Ce qui est d'autant plus désolant, c'est que lors de leurs réimpressions du run de Joe Kubert (publié dans les années 70 chez DC Comics) cinq ans plus tard, les coloristes de chez Dark Horse se reporteront aux teintes d'origine, offrant à la réédition un "simple" coup de polish et une impression d'excellente qualité, rendant réellement justice au travail d'origine.
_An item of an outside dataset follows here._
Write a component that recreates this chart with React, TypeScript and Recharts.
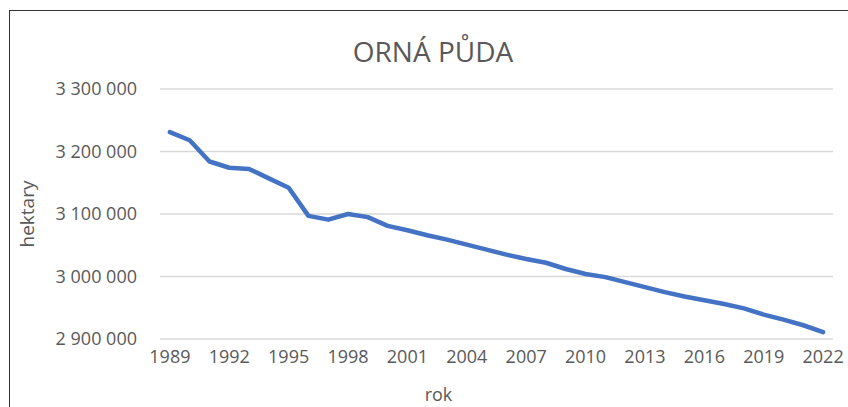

Evidemment, la majeure partie des détails que je cite ici n'auront d'importance que pour ceux qui savent et/ou qui s'amusent à faire la comparaison, car là est tout l'enjeu : qui possède encore les originaux de ces aventures ? En vérité, cette réédition est juste adaptée à la vision moins romanesque et plus réaliste d'un public trente ans plus jeune, et sans doute l'oeuvre de coloristes plus habitués à travailler sur du super-héros de la fin des années 90 que sur du pulp en slip à fourrure des sixties.
Mais.
Je l'ai dit plus haut, je ne trouve pas la coloration mauvaise en soi, mais elle me turlupine. Et elle me turlupine bien au delà de ma connaissance des bédés d'origine. Si justement il n'était question que d'erreurs pour fans aguerris, je ne me serais pas fendu d'un article. Non, cette version digest souffre aussi d'un gros soucis de lisibilité, soucis dont on ne se rend réellement compte qu'à la comparaison mais qui est bel et bien présent. Evidemment, le trait de Manning est toujours aussi expressif et la qualité de l'impression affine grandement le dessin (que les méthodes des années 60 avaient tendance à rendre un peu flou), mais la nouvelle palette manque de feu et de contrastes. Elle est terne et sombre, le panel de couleur est moins large et il manque clairement quelque chose, mais, surtout, le petit format aurait vraiment gagné en lisibilité avec une palette plus large... Comme celle qu'aurait proposée une simple mise à jour des couleurs d'origine, par exemple.
C'est en se faisant ce genre de remarque qu'on creuse un peu et qu'on trouve plein de petits soucis qui n'ont l'air de rien mais qui deviennent vite très importants, et qu'on fait la différence entre un simple scan flou qui change à demi sa perception d'une bédé qu'on connait bien, et un réel défaut de coloration.